Last Verified
Last verified is the timestamp indicating when a specific data field (e.g., role, email, mandate) was most recently confirmed as accurate.
Allocator relevance: A trust and actionability signal—recency determines whether outreach routing and decision-maker mapping is reliable.
Expanded Definition
In allocator datasets, many fields decay quickly: staff changes, emails change, mandates evolve, titles shift. “Last verified” is a core control that prevents users from treating stale data as current. It should ideally be field-level (not just profile-level) and tied to verification status and source confidence.
For Altss use cases, last verified is essential for compliance-minded outreach and for reducing reputational risk caused by mis-targeting.
How It Works in Practice
Systems attach verification timestamps to contacts, roles, mandates, and ownership structures. Change detection can trigger re-verification workflows. Users can filter by recency to prioritize high-confidence targets.

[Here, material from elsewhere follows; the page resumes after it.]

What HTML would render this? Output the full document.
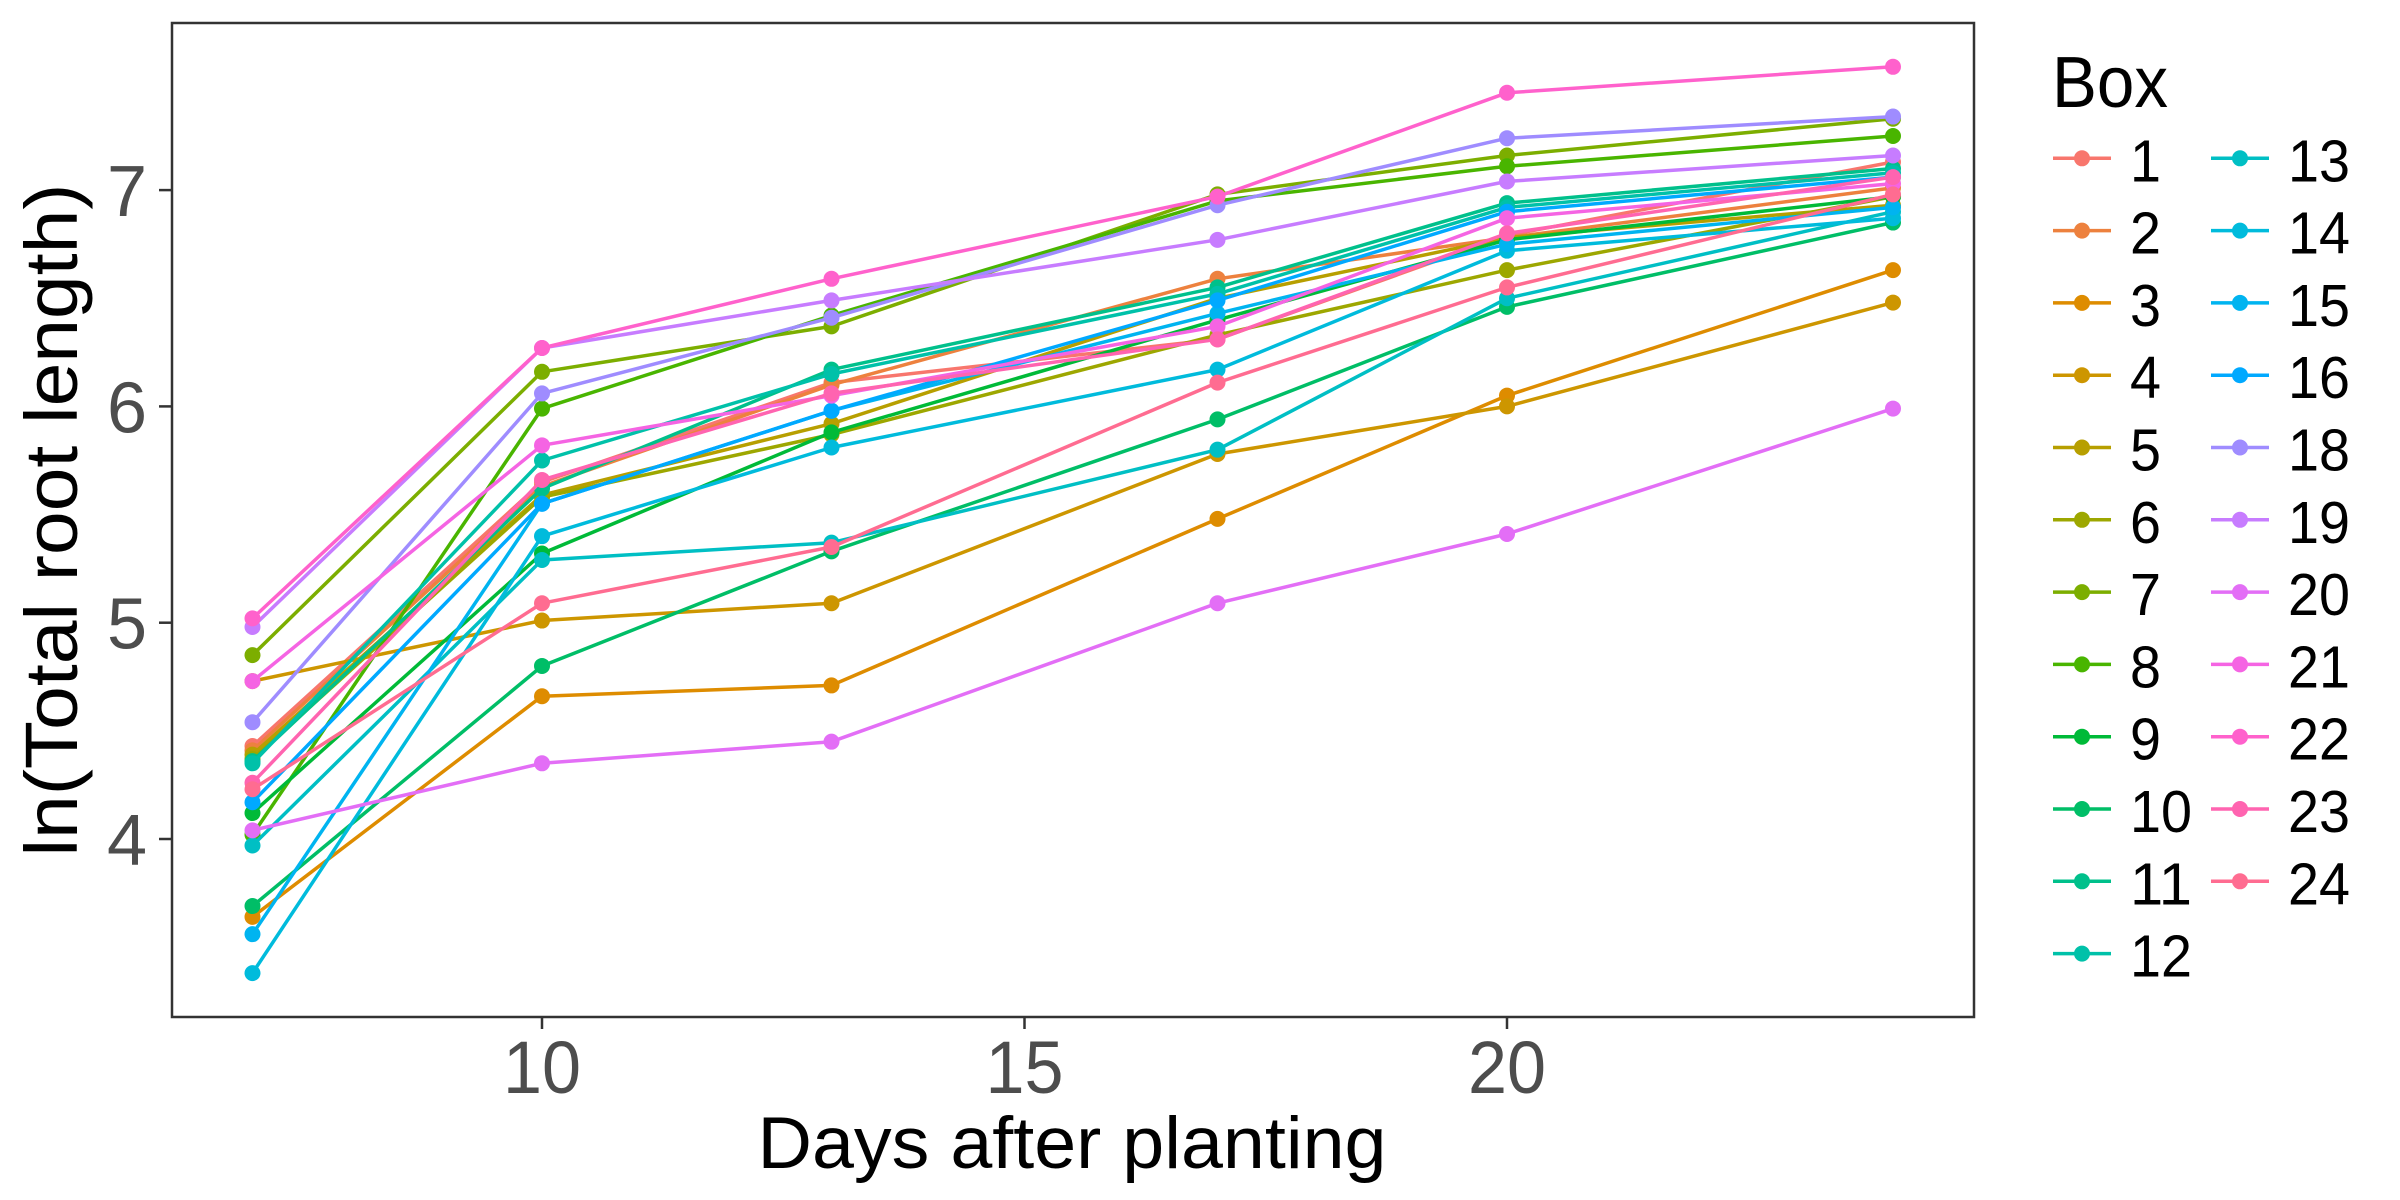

Decision Authority and Governance
Governance defines verification standards (what counts as verified), timestamp rules, and decay policies. Without governance, timestamps become meaningless or misleading.
Common Misconceptions
- A recently updated profile means all fields are current.
- Last verified equals last seen online.
- Recency matters only for emails.
Key Takeaways
- Field-level recency is a core quality metric.
- Users need last verified to manage outreach risk.
- Pair with verification status and source confidence for clarity.